The first step is to calculate the investment tax credit amount of $180,000 ($600,000 project cost multiplied by the 30% ITC), and the depreciable asset value to be used in the MACRS depreciation of $510,000 (Project cost minus 50% of the ITC).
Next, calculate the annual MACRS depreciation. Please note that in year one the difference between the traditional MACRS depreciation and the bonus MACRS depreciation is $204,000.
Then calculate the tax liability using both a 35% and 15% tax rate, and the bonus MACRS depreciation and traditional MACRS Depreciation.
An analysis of the data reveals the following:
- If bonus MACRS depreciation is used, a tax rate reduction from 35% to 15% would result in a decrease in tax liability savings of $82,650 (or 13.8% of the investment value).
- Using the traditional MACRS, a tax rate reduction 35% to 15% would result in a decrease in tax liability savings of $52,050 (or 8.7% of the investment value).
- A reduction in the tax rate from 35% to 15% would result in a reduced tax liability savings. Selection of a depreciation method to could be based on the ITC strategy (maximum savings in year 1 or carry forward into future periods).
Border Adjustment Tax:
A border adjustment tax (BAT), is a valued added tax levied on imported goods. It is part of the proposed overhaul of the tax code suggesting a sweeping redesign of the current corporate tax framework, which it calls a destination-based cash flow tax (DBCFT). If enacted, it could raise prices of solar equipment from foreign equipment manufacturers by as much as a 20% tax on imports. This could have an adverse effect on the demand for installations, which would also negatively impact solar financing. The adoption of the border adjustment by the United States will cause both double taxation of import flows and non-taxation of export flows, which is inconsistent with the principles of international tax treaties currently in place.
The potentially high incremental tax burden generated by the border adjustment may indeed provide sufficient incentives for companies to relocate some of their foreign manufacturing operations to the United States. However, this does not guarantee that the product costs will be as low as they were prior to the border adjustment.
Because the border adjustment is essentially trade policy affected through tax policy, it is conceivable that other countries will adopt similar tax policies, tantamount to trade retaliation. If all countries adopted a border adjustment and adjusted import and export prices to zero, a company’s effective tax rate will equal the weighted average of the corporate tax rates in each country.
The effect of this on the corporate tax burden would depend on whether net importing and large domestic market countries have higher or lower tax rates than net exporting and small market countries. If net import and large domestic market countries have higher corporate tax rates than net export and small domestic market countries, corporate effective tax rates will rise. Note that the United States has the largest domestic market, is a very large net importer, and has one of the highest corporate tax rates.
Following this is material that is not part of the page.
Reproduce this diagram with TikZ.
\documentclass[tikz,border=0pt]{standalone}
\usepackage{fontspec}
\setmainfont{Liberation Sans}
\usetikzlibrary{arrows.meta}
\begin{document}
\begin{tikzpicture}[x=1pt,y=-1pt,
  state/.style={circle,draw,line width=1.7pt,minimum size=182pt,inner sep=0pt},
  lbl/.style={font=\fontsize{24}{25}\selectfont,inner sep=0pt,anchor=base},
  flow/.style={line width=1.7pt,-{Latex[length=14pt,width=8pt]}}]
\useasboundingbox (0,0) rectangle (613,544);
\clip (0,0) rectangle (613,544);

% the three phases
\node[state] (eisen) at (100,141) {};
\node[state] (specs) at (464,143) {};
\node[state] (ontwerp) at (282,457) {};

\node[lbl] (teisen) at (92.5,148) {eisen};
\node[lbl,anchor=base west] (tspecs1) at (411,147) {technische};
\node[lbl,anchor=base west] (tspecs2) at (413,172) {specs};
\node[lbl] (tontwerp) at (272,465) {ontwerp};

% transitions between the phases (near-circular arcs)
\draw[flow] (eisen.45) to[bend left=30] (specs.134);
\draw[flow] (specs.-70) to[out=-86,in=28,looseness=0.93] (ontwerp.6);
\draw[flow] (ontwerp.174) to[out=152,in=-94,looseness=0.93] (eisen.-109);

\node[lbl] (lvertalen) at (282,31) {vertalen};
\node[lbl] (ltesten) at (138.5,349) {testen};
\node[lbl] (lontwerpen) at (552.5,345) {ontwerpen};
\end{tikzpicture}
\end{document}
A reduction in the tax rate may not have a negative impact on deciding to invest in a solar project. The decision factors may include more than just tax liability savings, such as future cash inflows and return on investment. However, until there is legislative change and a final “bill” is approved, we cannot determine the impact. Congress utilizes the legislative process to pass federal laws; this process begins when either a Senator or Representative prepares a proposed law (also called a “bill”). The “bill” is approved by congress and then sent to the President; when the President signs the “bill”, it becomes law. During this process there are multiple hearings. The average time it takes to have a “bill” passed into law is 263.57 days so some time will pass before tax changes are cemented. In the meantime, be prepared by analyzing various tax rates and their impact on project economics.
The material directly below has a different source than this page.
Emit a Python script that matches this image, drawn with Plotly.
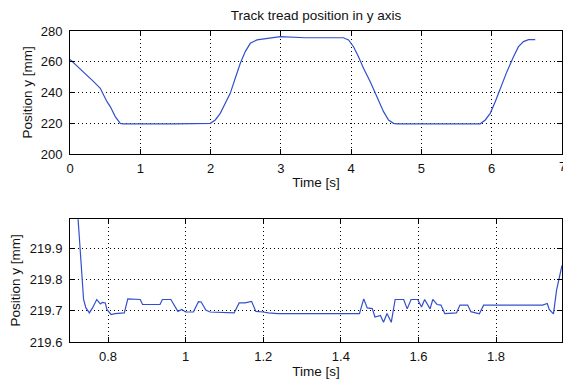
import plotly.graph_objects as go

# ---- Top panel: full trajectory ----
time_top = [0.000, 0.194, 0.336, 0.431, 0.526, 0.573, 0.644, 0.715, 0.760, 1.500, 1.996,
            2.067, 2.138, 2.209, 2.280, 2.351, 2.423, 2.494, 2.565, 2.660, 2.802, 2.992,
            3.345, 3.890, 3.963, 4.034, 4.105, 4.176, 4.272, 4.367, 4.461, 4.532, 4.603,
            4.650, 5.837, 5.908, 5.979, 6.050, 6.121, 6.216, 6.310, 6.381, 6.452, 6.524, 6.619]
pos_top = [261.6, 253.6, 247.1, 242.8, 234.1, 230.9, 224.4, 220.0, 219.7, 219.7, 220.0,
           222.2, 226.5, 233.0, 239.5, 249.3, 259.0, 266.6, 272.0, 274.2, 275.3, 276.3,
           275.6, 275.6, 274.2, 269.8, 263.3, 255.8, 247.1, 237.4, 227.6, 222.2, 220.0,
           219.7, 219.7, 222.2, 226.5, 234.1, 242.8, 253.6, 263.3, 269.8, 273.1, 274.4, 274.4]

# ---- Bottom panel: zoom on the first flat section ----
time_zoom = [0.702, 0.712, 0.723, 0.728, 0.733, 0.737, 0.743, 0.752, 0.760, 0.771, 0.780,
             0.786, 0.793, 0.797, 0.808, 0.818, 0.842, 0.851, 0.883, 0.889, 0.934, 0.940,
             0.962, 0.973, 0.980, 0.990, 1.000, 1.020, 1.033, 1.040, 1.052, 1.063, 1.125,
             1.138, 1.153, 1.170, 1.181, 1.200, 1.213, 1.238, 1.448, 1.459, 1.468, 1.481,
             1.488, 1.502, 1.510, 1.519, 1.530, 1.540, 1.562, 1.571, 1.581, 1.598, 1.608,
             1.616, 1.630, 1.637, 1.648, 1.658, 1.668, 1.698, 1.707, 1.727, 1.735, 1.757,
             1.768, 1.920, 1.932, 1.937, 1.948, 1.956, 1.970]
pos_zoom = [220.90, 220.35, 219.99, 219.886, 219.79, 219.736, 219.709, 219.693, 219.709, 219.736, 219.722,
            219.727, 219.725, 219.704, 219.688, 219.691, 219.693, 219.738, 219.736, 219.720, 219.720, 219.736,
            219.736, 219.714, 219.698, 219.704, 219.696, 219.696, 219.729, 219.728, 219.702, 219.696, 219.693,
            219.725, 219.725, 219.730, 219.698, 219.696, 219.693, 219.691, 219.691, 219.738, 219.709, 219.707,
            219.680, 219.685, 219.663, 219.691, 219.663, 219.736, 219.736, 219.706, 219.736, 219.736, 219.712,
            219.736, 219.706, 219.736, 219.720, 219.718, 219.691, 219.693, 219.718, 219.718, 219.697, 219.690,
            219.718, 219.718, 219.723, 219.704, 219.690, 219.766, 219.845]

top_xticks = [0, 1, 2, 3, 4, 5, 6, 7]
top_yticks = [200, 220, 240, 260, 280]
zoom_xticks = [0.8, 1.0, 1.2, 1.4, 1.6, 1.8]
zoom_xticklabels = ["0.8", "1", "1.2", "1.4", "1.6", "1.8"]
zoom_yticks = [219.6, 219.7, 219.8, 219.9]
zoom_yticklabels = ["219.6", "219.7", "219.8", "219.9"]

FONT = "Liberation Sans, Arial, Helvetica, sans-serif"
LINE_COLOR = "rgb(50,80,205)"

fig = go.Figure()
fig.add_trace(go.Scatter(x=time_top, y=pos_top, mode="lines",
                         line=dict(color=LINE_COLOR, width=1.2),
                         xaxis="x", yaxis="y", hoverinfo="skip"))
fig.add_trace(go.Scatter(x=time_zoom, y=pos_zoom, mode="lines",
                         line=dict(color=LINE_COLOR, width=1.2),
                         xaxis="x2", yaxis="y2", hoverinfo="skip"))

common = dict(showline=True, linecolor="black", linewidth=1, mirror="ticks",
              ticks="inside", ticklen=5, tickcolor="black", tickwidth=1,
              showgrid=True, gridcolor="black", gridwidth=1, griddash="1px,3px",
              zeroline=False, automargin=False,
              tickfont=dict(family=FONT, size=13, color="#111"))

title_font = dict(family=FONT, size=13.5, color="#111")

PLOT_L, PLOT_W = 70, 492

def ylabel(text, px, y_mid_paper):
    return dict(text=text, textangle=-90, xref="paper", yref="paper",
                x=(px - PLOT_L) / PLOT_W, y=y_mid_paper, xanchor="center", yanchor="middle",
                showarrow=False, font=title_font)

fig.update_layout(
    width=563, height=383, autosize=False,
    margin=dict(l=70, r=1, t=31, b=41),
    paper_bgcolor="white", plot_bgcolor="white",
    showlegend=False,
    title=dict(text="Track tread position in y axis", x=316 / 563, xref="container",
               xanchor="center", y=1 - 15 / 383, yref="container", yanchor="middle",
               font=dict(family=FONT, size=13.5, color="#111")),
    xaxis=dict(domain=[0, 1], anchor="y", range=[0, 7], tickvals=top_xticks,
               title=dict(text="Time [s]", font=title_font, standoff=2),
               ticklabelstandoff=2, **common),
    yaxis=dict(domain=[0.604, 1], anchor="x", range=[200, 280], tickvals=top_yticks,
               ticklabelstandoff=4, **common),
    xaxis2=dict(domain=[0, 1], anchor="y2", range=[0.702, 1.97], tickvals=zoom_xticks,
                ticktext=zoom_xticklabels,
                title=dict(text="Time [s]", font=title_font, standoff=2),
                ticklabelstandoff=2, **common),
    yaxis2=dict(domain=[0, 0.395], anchor="x2", range=[219.6, 219.993], tickvals=zoom_yticks,
                ticktext=zoom_yticklabels,
                ticklabelstandoff=4, **common),
    annotations=[
        dict(text="7", x=7, y=200, xref="x", yref="y", xanchor="center",
             yanchor="top", yshift=-3, showarrow=False,
             font=dict(family=FONT, size=13, color="#111")),
        ylabel("Position y [mm]", 28, 0.802),
        ylabel("Position y [mm]", 16, 0.1975),
    ],
)

fig.write_html("out.html", config={"displayModeBar": False},
               post_script="document.body.style.margin='0';document.body.style.overflow='hidden';")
The C&I solar sector is maturing and with it, third-party ownership is on the rise. A critical component to design and diligence of a third party owned commercial solar system is the avoided cost analysis (ACA). In order to discern a fair and beneficial PPA rate for the off-taker and estimate customer savings, the ACA must be accurate and dependable.
It would to be easy if customers were charged a flat fee per kilowatt-hour for their electricity usage. As long as the PPA rate was lower than the utility rate, the customer would save money. Demand charges add a new set of variables to the calculation, and the solar industry has been working quickly to jump the new hurdle imposed by the Utilities’ new rate plans. Effectively, the base kilowatt-hour rate has been reduced to the point where it is not often feasible to install solar based on kilowatt-hour charges alone.
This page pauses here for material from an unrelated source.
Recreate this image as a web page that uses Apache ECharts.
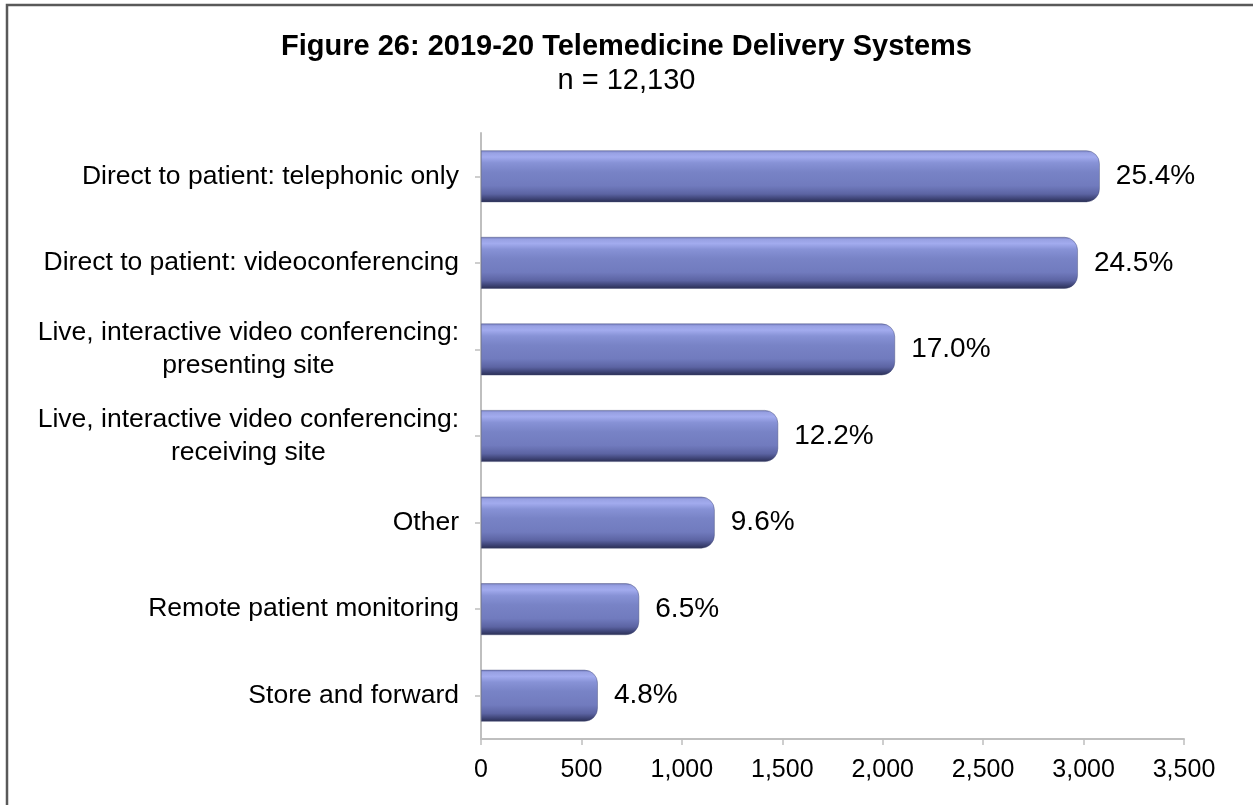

Today, many solar companies use an outdated method for their ACA. They take the entire bill and divide by the usage, giving them a calculated avoided cost well above what the customer will be saving. This neglects daily, connection, and demand charges that are not billed at a kWh rate. Often, customers, installers and originators use an incorrect method and derive an inaccurate avoided cost.
The crux of the issue is calculating demand charges. Demand charges are inherently statistical. There is a probability that each electricity usage peak will be offset by solar production and a probability that it will not. Because of that, demand charges are notoriously difficult to model financially. Due to that uncertainty, the capital markets loathe to include any demand charge reduction in their avoided cost models.
But there is additional avoided cost – and understanding where it comes from will set some companies apart from the rest. Energy Toolbase and Aurora are the industry leaders, and they juxtapose Green Button and weather data to calculate the anticipated avoided cost due to solar. If you’re looking to integrate storage into your solar solution, my colleague Dan Holloway has some additional insight to share with you in his recent blog post. If you have access to that data – great; if not, it can be difficult to discern the total energy savings a solar system will create. Most avoided cost analyses simply guess, if they include it at all. The solar integrators who understand how to model these variables will quickly edge-out the competition, and have happier customers to boot.